There is bound to be an intense debate in the Chinese Politburo as to whether it is wise to abandon neo-Keynesian financing and revert to the previous understanding that debasing the currency and the inflation of food prices impoverishes the people and will inevitably lead to political destabilisation. The logic behind the state accumulating a hoard of gold, encouraging citizens to hoard it as well, and dominating international bullion markets was to protect the citizens from a paper money crisis. That paper money crisis now threatens the yuan more than the dollar.
It must be clear to the Chinese, who are no slouches when it comes to understanding political strategy, why America is taking a far more aggressive stance in their financial war. The absence of foreign buyers in the US Treasury market could turn out to be the most serious crisis for America since the end of Bretton Woods. The Deep State, driven in this case by the US Treasury, will not permit it to happen. For both China and America, these are desperate times.
There was always going to be a point in time when mundane chess moves end up threatening to check and then checkmate one or the other king. China now finds her king under serious threat and she must make a countermove. She cannot afford portfolio flows to reverse. The financing of her Made in China 2025 plan and the completion of the silk roads are vital to her long-term political stability.

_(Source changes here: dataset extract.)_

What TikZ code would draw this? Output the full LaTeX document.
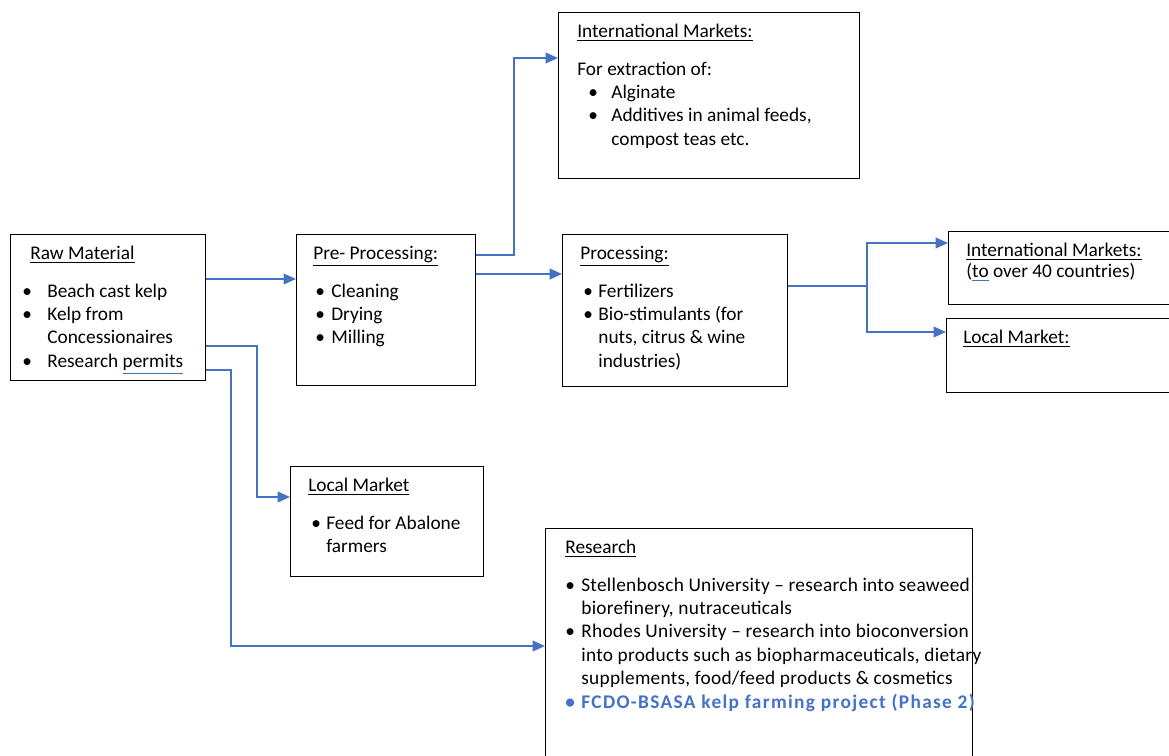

China must therefore counter dollar strength by means other than simply raising interest rates. Inevitably, the solution points towards gold. Everyone knows, or at least suspects that China has accumulated significant undeclared reserves of gold bullion. The time has probably come for China to show her hand and declare her true gold reserves, or at least enough of them to exceed the official gold reserves of the US.
It is likely a declaration of this sort would drive the gold price significantly higher, amounting to a dollar devaluation. By denying gold is money, America has exposed itself to the risk of the dollar’s reserve status being questioned in global markets, and this is China’s trump card.
If Xi attends the Osaka G20 at the end of this month, the purpose would be less to talk to Trump, but more to talk to the other leaders to make it clear what the Americans are up to and to ensure they are aware of the consequences for the global monetary system when China takes positive action to protect her own currency and domestic capital markets.